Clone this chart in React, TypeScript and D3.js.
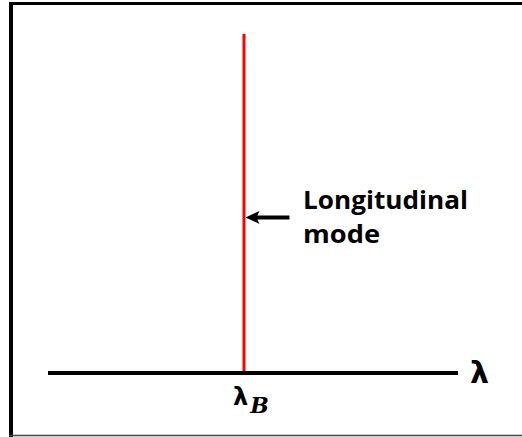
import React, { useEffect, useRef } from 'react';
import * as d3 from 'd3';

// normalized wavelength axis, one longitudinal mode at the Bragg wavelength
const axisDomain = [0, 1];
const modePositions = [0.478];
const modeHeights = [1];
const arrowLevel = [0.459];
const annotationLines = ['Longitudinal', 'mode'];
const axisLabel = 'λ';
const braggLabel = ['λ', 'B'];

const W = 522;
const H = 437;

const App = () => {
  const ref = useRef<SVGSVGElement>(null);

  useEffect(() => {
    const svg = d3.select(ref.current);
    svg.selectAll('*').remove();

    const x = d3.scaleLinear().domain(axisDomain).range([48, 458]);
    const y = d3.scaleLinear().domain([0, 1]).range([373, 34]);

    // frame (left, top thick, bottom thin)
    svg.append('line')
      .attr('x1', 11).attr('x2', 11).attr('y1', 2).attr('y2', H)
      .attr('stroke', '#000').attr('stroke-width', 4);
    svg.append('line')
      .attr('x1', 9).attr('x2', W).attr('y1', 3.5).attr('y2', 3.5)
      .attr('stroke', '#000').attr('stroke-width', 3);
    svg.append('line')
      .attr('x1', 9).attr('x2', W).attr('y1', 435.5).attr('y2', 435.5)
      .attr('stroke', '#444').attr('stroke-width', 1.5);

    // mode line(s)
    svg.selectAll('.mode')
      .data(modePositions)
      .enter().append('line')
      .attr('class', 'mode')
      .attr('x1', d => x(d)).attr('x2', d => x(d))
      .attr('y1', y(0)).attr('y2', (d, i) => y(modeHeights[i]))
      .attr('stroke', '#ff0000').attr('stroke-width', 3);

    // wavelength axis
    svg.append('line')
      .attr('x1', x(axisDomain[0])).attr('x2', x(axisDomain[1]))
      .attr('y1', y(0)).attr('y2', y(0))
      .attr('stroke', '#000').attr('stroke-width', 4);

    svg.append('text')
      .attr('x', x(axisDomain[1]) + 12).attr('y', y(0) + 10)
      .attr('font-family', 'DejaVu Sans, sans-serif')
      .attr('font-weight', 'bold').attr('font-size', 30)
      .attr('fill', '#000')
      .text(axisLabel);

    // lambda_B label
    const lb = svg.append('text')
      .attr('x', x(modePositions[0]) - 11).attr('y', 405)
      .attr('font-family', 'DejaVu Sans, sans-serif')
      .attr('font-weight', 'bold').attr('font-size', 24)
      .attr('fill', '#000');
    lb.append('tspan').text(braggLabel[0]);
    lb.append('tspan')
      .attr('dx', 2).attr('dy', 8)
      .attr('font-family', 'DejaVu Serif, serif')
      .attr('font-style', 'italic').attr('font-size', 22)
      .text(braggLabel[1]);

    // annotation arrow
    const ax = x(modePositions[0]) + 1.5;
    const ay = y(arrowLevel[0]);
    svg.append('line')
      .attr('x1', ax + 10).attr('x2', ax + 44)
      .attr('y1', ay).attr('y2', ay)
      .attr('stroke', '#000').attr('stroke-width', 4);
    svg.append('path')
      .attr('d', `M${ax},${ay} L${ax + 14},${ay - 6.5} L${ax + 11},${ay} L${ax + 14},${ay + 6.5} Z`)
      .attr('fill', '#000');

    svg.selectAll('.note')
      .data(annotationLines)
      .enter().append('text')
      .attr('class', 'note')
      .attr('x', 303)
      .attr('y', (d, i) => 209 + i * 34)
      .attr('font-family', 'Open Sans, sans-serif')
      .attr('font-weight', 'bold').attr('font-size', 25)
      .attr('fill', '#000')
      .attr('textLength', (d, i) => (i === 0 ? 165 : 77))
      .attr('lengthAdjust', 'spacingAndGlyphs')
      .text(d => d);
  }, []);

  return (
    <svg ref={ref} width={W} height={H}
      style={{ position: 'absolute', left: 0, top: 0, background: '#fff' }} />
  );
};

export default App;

▬▬▬▬▬▬▬▬▬▬

Reproduce exactly the run of lines that opens the listing and closes with the line holding "const H = 437;". Pictures are excluded.

◆ Task answer:
Clone this chart in React, TypeScript and D3.js.
import React, { useEffect, useRef } from 'react';
import * as d3 from 'd3';

// normalized wavelength axis, one longitudinal mode at the Bragg wavelength
const axisDomain = [0, 1];
const modePositions = [0.478];
const modeHeights = [1];
const arrowLevel = [0.459];
const annotationLines = ['Longitudinal', 'mode'];
const axisLabel = 'λ';
const braggLabel = ['λ', 'B'];

const W = 522;
const H = 437;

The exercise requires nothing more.